Most of my blogs lately have updated you on new courses we have in the works. So today, I figured I would change things up and start this blog with a story: Nearly 20 years ago, when I was still in my rookie year in my Information Technology career, I was sent on a business trip far, far away from my home base (well, not that far, but a plane and a time zone change was involved so, far enough).
I was there to do some software installations and software support, as was my role in this company. When I arrived, I was handed my to-do list for the day. The first half of the list looked fine. The second half of the list was all Windows Server tasks. One problem: I barely knew Windows Server existed much less have the ability to actually do anything with it. And being several hundred miles from home, I couldn’t just say “not my thing” and walk away. And they did not have an IT person on staff.
So what was I to do? Back then, I couldn’t just whip out my smartphone or tablet and start looking for how-tos or solutions online. And I knew that making a wrong move on Windows Server could take down the server. So I did not want to make any mistakes there.
That very day was the day I discovered a very important word in the IT business: Resourcefulness! I immediately thought “what resources do I HAVE”, not “what do I not have”. My resource: the lead network and server administrator back at the home office. I called him up, explained the situation, and after he laughed about sending a rookie to do a non-rookie’s job, he spent, off and on, two hours on the phone with me, walking me through, step-by-step, what to watch for and what to do. As a result, I got through almost every item on that list that day before I had to catch my plane home.
Continuing this, over my first year at this company, I made it a point to never say “I can’t do this.” I always tried to be as resourceful as I could be to tackle user problems and new challenges. This got me a new position and a substantial raise just one year into the job.
Now, what I have shared with you is just one of many examples where I have had to stop, think about how I could be resourceful when trying to solve a problem, and then use whatever resources I have. 18 years ago, it was a phone. Now, it’s a smartphone or tablet and a lot of searching and testing (and, yes, the occasional human contact, too).
No matter how new or not-so-new you are as an IT professional, every situation where you don’t know the solution right away gives you two choices: To be resourceful, or not to be resourceful. Are you the one who is willing to find a solution (and of course, verify before implementing it if you can), or, the one who says “no can do” or worse, you try something and make the problem worse?

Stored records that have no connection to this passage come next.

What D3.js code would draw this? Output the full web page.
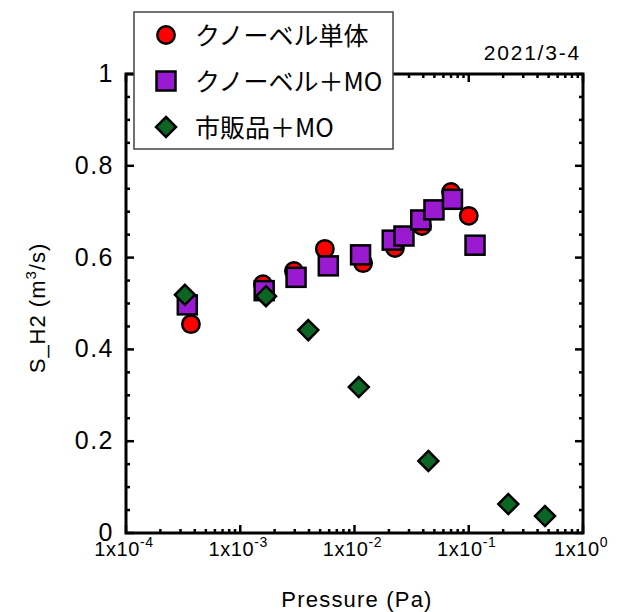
<!DOCTYPE html>
<html><head><meta charset="utf-8">
<script src="https://cdn.jsdelivr.net/npm/d3@7"></script>
<style>body{margin:0;background:#fff}svg{display:block}</style>
</head><body>
<svg id="c" width="619" height="612"></svg>
<script>
const seriesNames = ["クノーベル単体", "クノーベル＋MO", "市販品＋MO"];
const pressureSolo = [3.7e-4, 1.58e-3, 2.95e-3, 5.5e-3, 1.19e-2, 2.26e-2, 3.9e-2, 7.0e-2, 0.1];
const speedSolo    = [0.455, 0.542, 0.571, 0.619, 0.588, 0.621, 0.669, 0.743, 0.691];
const pressureMO   = [3.44e-4, 1.62e-3, 3.08e-3, 5.9e-3, 1.13e-2, 2.14e-2, 2.71e-2, 3.8e-2, 4.96e-2, 7.2e-2, 0.1135];
const speedMO      = [0.497, 0.528, 0.557, 0.582, 0.606, 0.638, 0.647, 0.682, 0.704, 0.727, 0.627];
const pressureCom  = [3.28e-4, 1.68e-3, 3.94e-3, 1.09e-2, 4.43e-2, 0.222, 0.465];
const speedCom     = [0.519, 0.516, 0.442, 0.318, 0.157, 0.063, 0.037];
const xTickExps = [-4, -3, -2, -1, 0];
const yTicks = [0, 0.2, 0.4, 0.6, 0.8, 1];

const svg = d3.select("#c");
const L = 126, R = 583, T = 74, B = 533;
const x = d3.scaleLog().domain([1e-4, 1]).range([L, R]);
const y = d3.scaleLinear().domain([0, 1]).range([B, T]);
const font = "'Liberation Sans', Arial, Helvetica, sans-serif";

// minor/major ticks
const g = svg.append("g").attr("stroke", "#000").attr("stroke-width", 2.5);
const xMinor = [];
for (let e = -4; e < 0; e++) for (let k = 2; k <= 9; k++) xMinor.push(k * Math.pow(10, e));
xMinor.forEach(v => {
  g.append("line").attr("x1", x(v)).attr("x2", x(v)).attr("y1", B).attr("y2", B - 4);
  g.append("line").attr("x1", x(v)).attr("x2", x(v)).attr("y1", T).attr("y2", T + 4);
});
xTickExps.forEach(e => {
  const v = Math.pow(10, e);
  g.append("line").attr("x1", x(v)).attr("x2", x(v)).attr("y1", B).attr("y2", B - 8);
  g.append("line").attr("x1", x(v)).attr("x2", x(v)).attr("y1", T).attr("y2", T + 8);
});
d3.range(0, 1.0001, 0.05).forEach((v, i) => {
  const len = (i % 4 === 0) ? 8 : 4;
  g.append("line").attr("x1", L).attr("x2", L + len).attr("y1", y(v)).attr("y2", y(v));
  g.append("line").attr("x1", R).attr("x2", R - len).attr("y1", y(v)).attr("y2", y(v));
});
svg.append("rect").attr("x", L).attr("y", T).attr("width", R - L).attr("height", B - T)
  .attr("fill", "none").attr("stroke", "#000").attr("stroke-width", 3);

// tick labels
yTicks.forEach(v => {
  svg.append("text").attr("x", L - 12).attr("y", y(v) + 8).attr("text-anchor", "end")
    .attr("font-family", font).attr("font-size", 25).attr("letter-spacing", 1.5)
    .text(v === 0 || v === 1 ? String(v) : v.toFixed(1));
});
xTickExps.forEach(e => {
  const t = svg.append("text").attr("x", x(Math.pow(10, e)) - 2).attr("y", 556).attr("text-anchor", "middle")
    .attr("font-family", font).attr("font-size", 20).attr("letter-spacing", 0.6);
  t.append("tspan").text("1x10");
  t.append("tspan").attr("dy", -9).attr("font-size", 14).text(String(e));
});

// axis titles
svg.append("text").attr("x", 357).attr("y", 607).attr("text-anchor", "middle")
  .attr("font-family", font).attr("font-size", 22).attr("letter-spacing", 1.2).text("Pressure (Pa)");
const yt = svg.append("text").attr("transform", "translate(45,308) rotate(-90)").attr("text-anchor", "middle")
  .attr("font-family", font).attr("font-size", 22).attr("letter-spacing", 1);
yt.append("tspan").text("S_H2 (m");
yt.append("tspan").attr("dy", -9).attr("font-size", 15).text("3");
yt.append("tspan").attr("dy", 9).text("/s)");

svg.append("text").attr("x", 581).attr("y", 60).attr("text-anchor", "end")
  .attr("font-family", font).attr("font-size", 21).attr("letter-spacing", 1.8).text("2021/3-4");

// markers
const colors = ["#ff0000", "#9a1ad2", "#0b6623"];
function marker(sel, type, cx, cy, fill) {
  if (type === 0) sel.append("circle").attr("cx", cx).attr("cy", cy).attr("r", 8.7)
    .attr("fill", fill).attr("stroke", "#000").attr("stroke-width", 2.5);
  else if (type === 1) sel.append("rect").attr("x", cx - 9.5).attr("y", cy - 9.5).attr("width", 19).attr("height", 19)
    .attr("fill", fill).attr("stroke", "#000").attr("stroke-width", 2.5);
  else sel.append("path").attr("d", `M${cx},${cy - 10}L${cx + 10},${cy}L${cx},${cy + 10}L${cx - 10},${cy}Z`)
    .attr("fill", fill).attr("stroke", "#000").attr("stroke-width", 2.5).attr("stroke-linejoin", "miter");
}
const sets = [[pressureSolo, speedSolo], [pressureMO, speedMO], [pressureCom, speedCom]];
sets.forEach(([px, py], s) => {
  const gg = svg.append("g");
  px.forEach((p, i) => marker(gg, s, x(p), y(py[i]), colors[s]));
});

// legend
const lg = svg.append("g");
lg.append("rect").attr("x", 134).attr("y", 12).attr("width", 259).attr("height", 137)
  .attr("fill", "#fff").attr("stroke", "#444").attr("stroke-width", 1.5);
seriesNames.forEach((n, i) => {
  const cy = 35 + i * 46;
  marker(lg, i, 166, cy, colors[i]);
  lg.append("text").attr("x", 195).attr("y", cy + 10).attr("font-family", "'Noto Sans CJK JP', " + font)
    .attr("font-size", 25).text(n);
});
</script>
</body></html>
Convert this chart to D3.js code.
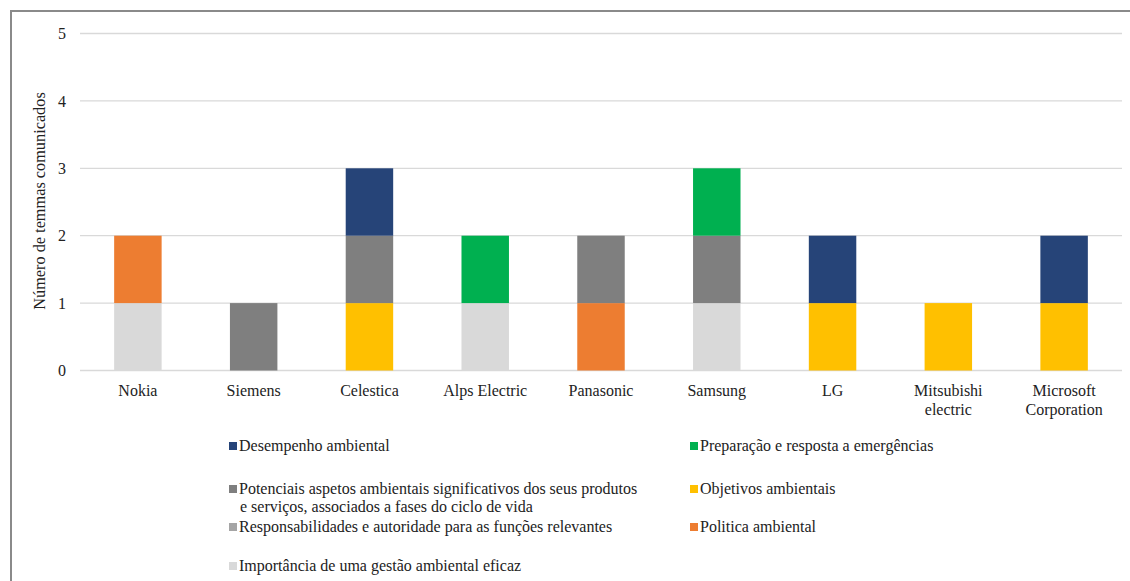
<!DOCTYPE html>
<html>
<head>
<meta charset="utf-8">
<title>Temas comunicados</title>
<style>
	body { margin: 0; background: #fff; }
	svg, svg text, svg tspan { font-family: 'Liberation Serif', 'Times New Roman', Times, 'DejaVu Serif', serif !important; fill: #222; }
</style>
</head>
<body>
<script src="https://d3js.org/d3.v7.min.js"></script>
<script>
	// empresas
	var companies = ["Nokia", "Siemens", "Celestica", "Alps Electric", "Panasonic",
		"Samsung", "LG", "Mitsubishi electric", "Microsoft Corporation"];

	// series, bottom to top of the stack
	var seriesNames = [
		"Importância de uma gestão ambiental eficaz",
		"Politica ambiental",
		"Responsabilidades e autoridade para as funções relevantes",
		"Objetivos ambientais",
		"Potenciais aspetos ambientais significativos dos seus produtos e serviços, associados a fases do ciclo de vida",
		"Preparação e resposta a emergências",
		"Desempenho ambiental"
	];
	var seriesColors = ["#d9d9d9", "#ed7d31", "#a5a5a5", "#ffc000", "#7f7f7f", "#00b050", "#264478"];

	var importancia      = [1, 0, 0, 1, 0, 1, 0, 0, 0];
	var politica         = [1, 0, 0, 0, 1, 0, 0, 0, 0];
	var responsabilidade = [0, 0, 0, 0, 0, 0, 0, 0, 0];
	var objetivos        = [0, 0, 1, 0, 0, 0, 1, 1, 1];
	var potenciais       = [0, 1, 1, 0, 1, 1, 0, 0, 0];
	var preparacao       = [0, 0, 0, 1, 0, 1, 0, 0, 0];
	var desempenho       = [0, 0, 1, 0, 0, 0, 1, 0, 1];

	var yTicks = [0, 1, 2, 3, 4, 5];

	var seriesValues = [importancia, politica, responsabilidade, objetivos, potenciais, preparacao, desempenho];

	var w = 1130, h = 581;
	var svg = d3.select("body").append("svg")
		.attr("width", w)
		.attr("height", h)
		.attr("font-family", "Liberation Serif");

	// frame
	svg.append("path")
		.attr("d", "M11,581 L11,11 L1130,11")
		.attr("fill", "none")
		.attr("stroke", "#8a8a8a")
		.attr("stroke-width", 2);

	var x = d3.scaleBand().domain(companies).range([80, 1122]).paddingInner(0.59).paddingOuter(0.295);
	var y = d3.scaleLinear().domain([0, 5]).range([370.5, 33.5]);

	// grid
	svg.append("g").selectAll("line")
		.data(yTicks)
		.enter().append("line")
			.attr("x1", 80).attr("x2", 1122)
			.attr("y1", function(d) { return y(d); })
			.attr("y2", function(d) { return y(d); })
			.attr("stroke", "#d9d9d9")
			.attr("stroke-width", 1.3);

	// stacked bars
	var table = companies.map(function(c, i) {
		var row = { company: c };
		seriesNames.forEach(function(s, j) { row[s] = seriesValues[j][i]; });
		return row;
	});
	var stack = d3.stack().keys(seriesNames)(table);

	svg.append("g").selectAll("g")
		.data(stack)
		.enter().append("g")
			.attr("fill", function(d, i) { return seriesColors[i]; })
		.selectAll("rect")
		.data(function(d) { return d.filter(function(p) { return p[1] > p[0]; }); })
		.enter().append("rect")
			.attr("x", function(d) { return x(d.data.company); })
			.attr("y", function(d) { return y(d[1]); })
			.attr("width", x.bandwidth())
			.attr("height", function(d) { return y(d[0]) - y(d[1]); });

	// y axis
	var yAxis = svg.append("g")
		.attr("transform", "translate(66,0)")
		.call(d3.axisLeft(y).tickValues(yTicks).tickSize(0).tickPadding(0).tickFormat(d3.format("d")))
		.attr("font-family", null);
	yAxis.select(".domain").remove();
	yAxis.selectAll("text").style("font-size", "16px");

	svg.append("text")
		.attr("transform", "translate(45,201) rotate(-90)")
		.attr("text-anchor", "middle")
		.style("font-size", "16.3px")
		.text("Número de temmas comunicados");

	// x axis
	var xAxis = svg.append("g")
		.attr("transform", "translate(0,371)")
		.call(d3.axisBottom(x).tickSize(0).tickPadding(0))
		.attr("font-family", null);
	xAxis.select(".domain").remove();
	xAxis.selectAll("text").remove();
	xAxis.selectAll(".tick").each(function(d) {
		var words = d.split(" ");
		var lines = words.length > 1 && d.length > 14 ? [words[0], words.slice(1).join(" ")] : [d];
		var t = d3.select(this).append("text")
			.attr("text-anchor", "middle")
			.style("font-size", "16px")
			.style("fill", "#222");
		lines.forEach(function(l, k) {
			t.append("tspan").attr("x", 0).attr("y", 25 + k * 18.5).text(l);
		});
	});

	// legend
	var legendOrder = seriesNames.slice().reverse();
	var colX = [229, 690];
	var rowY = [446, 489, 527, 566];
	legendOrder.forEach(function(name, k) {
		var col = k % 2, row = Math.floor(k / 2);
		var idx = seriesNames.indexOf(name);
		var g = svg.append("g").attr("transform", "translate(" + colX[col] + "," + rowY[row] + ")");
		g.append("rect").attr("x", 0).attr("y", -4).attr("width", 8).attr("height", 8).attr("fill", seriesColors[idx]);
		var lines = name.length > 60
			? ["Potenciais aspetos ambientais significativos dos seus produtos", "e serviços, associados a fases do ciclo de vida"]
			: [name];
		var t = g.append("text").style("font-size", "16px");
		lines.forEach(function(l, i) {
			t.append("tspan").attr("x", i === 0 ? 10 : 11).attr("y", 5 + i * 18).text(l);
		});
	});
</script>
</body>
</html>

There is no reason to not be resourceful nowadays. You have search engines, tutorials on YouTube, LearnKey courses, white papers, forums, and a whole host of other avenues to use. And, one of the best ways to be resourceful is to befriend those who are experienced in your field of work. Figure out who is willing to share knowledge and make those people your best “work” friends.
If there is one thing I can say from experience and observation in my almost-20 years of being in the IT industry, it’s this: Those who demonstrate resourcefulness move up the ladder from position to position and salary scale to salary scale. Those who aren’t either stay where they are, or they find themselves looking elsewhere for work.
So, no matter where you are in your IT career, remember the “R” word: Resourcefulness!